Why Are We Polling About the Gunman’s Motivations?

Tim Pawlenty, Peter King, and Pat Sajak all feature in today’s Morning Jolt, but it begins with a look at an odd poll question:

Inconvenient Conclusions Get Surveys Left in the Poll Vault

CBS began Tuesday by telling us, “Overall, 57 percent of respondents said the harsh political tone had nothing to do with the shooting, compared to 32 percent who felt it did.” Ah, how reassuring! A triumph for common sense and known facts! There is hope for the Republic after all!

But CBS must have had some wariness about that result, because by Tuesday night they had released a second set of numbers from the same poll revealing, “Forty-five percent of Americans believe that Jared Loughner’s political views were “probably” a factor in the shootings in Tucson Saturday, a new CBS News poll shows. One in three say they probably were not a factor, while 22 percent say they do not know.”

Er, what were his political views again? The tyranny of the English grammar structure? Me don’t even know how to take a political stance on that. I suppose you could consider an incomprehensible, murderous rage directed at Giffords a political view, but that’s almost a tautology: ‘Do you believe that his desire to kill drove him to kill?’

Is there anyone out there who feels like they really completely understand what was going on in the gunman’s head?* You do? Okay, go please turn yourself in to the FBI immediately.

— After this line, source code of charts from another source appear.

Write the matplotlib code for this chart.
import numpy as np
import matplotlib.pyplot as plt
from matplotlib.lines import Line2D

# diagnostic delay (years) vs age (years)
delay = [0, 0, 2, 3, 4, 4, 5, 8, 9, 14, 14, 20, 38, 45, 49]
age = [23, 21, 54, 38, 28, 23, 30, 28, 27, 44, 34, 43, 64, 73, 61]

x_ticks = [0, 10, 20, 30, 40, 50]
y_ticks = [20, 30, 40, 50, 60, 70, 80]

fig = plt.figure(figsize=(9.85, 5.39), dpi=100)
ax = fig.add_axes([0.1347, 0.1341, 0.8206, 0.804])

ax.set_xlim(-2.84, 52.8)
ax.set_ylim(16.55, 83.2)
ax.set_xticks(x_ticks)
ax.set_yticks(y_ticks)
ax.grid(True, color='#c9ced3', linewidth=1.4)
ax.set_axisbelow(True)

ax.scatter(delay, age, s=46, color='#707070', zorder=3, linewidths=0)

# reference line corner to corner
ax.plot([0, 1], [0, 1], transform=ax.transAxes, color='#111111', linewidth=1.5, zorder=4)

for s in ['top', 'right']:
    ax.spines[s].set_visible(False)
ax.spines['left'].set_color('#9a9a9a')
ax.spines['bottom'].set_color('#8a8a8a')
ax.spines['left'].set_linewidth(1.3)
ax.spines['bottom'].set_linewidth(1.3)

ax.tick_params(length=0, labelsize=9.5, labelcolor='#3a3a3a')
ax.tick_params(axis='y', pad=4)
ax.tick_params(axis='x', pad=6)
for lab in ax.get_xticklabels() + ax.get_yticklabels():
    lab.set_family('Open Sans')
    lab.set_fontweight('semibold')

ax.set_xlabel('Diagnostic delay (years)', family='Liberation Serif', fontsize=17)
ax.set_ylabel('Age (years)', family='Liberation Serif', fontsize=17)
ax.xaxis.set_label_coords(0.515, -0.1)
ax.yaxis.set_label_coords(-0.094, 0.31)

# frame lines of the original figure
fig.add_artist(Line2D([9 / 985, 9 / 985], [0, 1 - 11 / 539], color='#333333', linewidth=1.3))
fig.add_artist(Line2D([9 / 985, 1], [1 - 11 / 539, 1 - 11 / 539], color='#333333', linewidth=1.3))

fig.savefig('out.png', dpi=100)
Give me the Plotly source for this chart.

*You’ll notice I rarely write the gunman’s name. This is deliberate. I remember the Weekly Standard writing an editorial about the Columbine killers back in the 1990s, focusing on the abominable irony that we so often remember the names of the perpetrators of mass murder but rarely recall the names of the victims. At the end, I lamented that the editorial perpetuated the killers’ fame by naming them, only to reread it and find that the writer had artfully avoided mentioning either one. News coverage requires specific names, but afterward, when we digest and analyze, it is good to forget the names of evil men who killed in order to be remembered.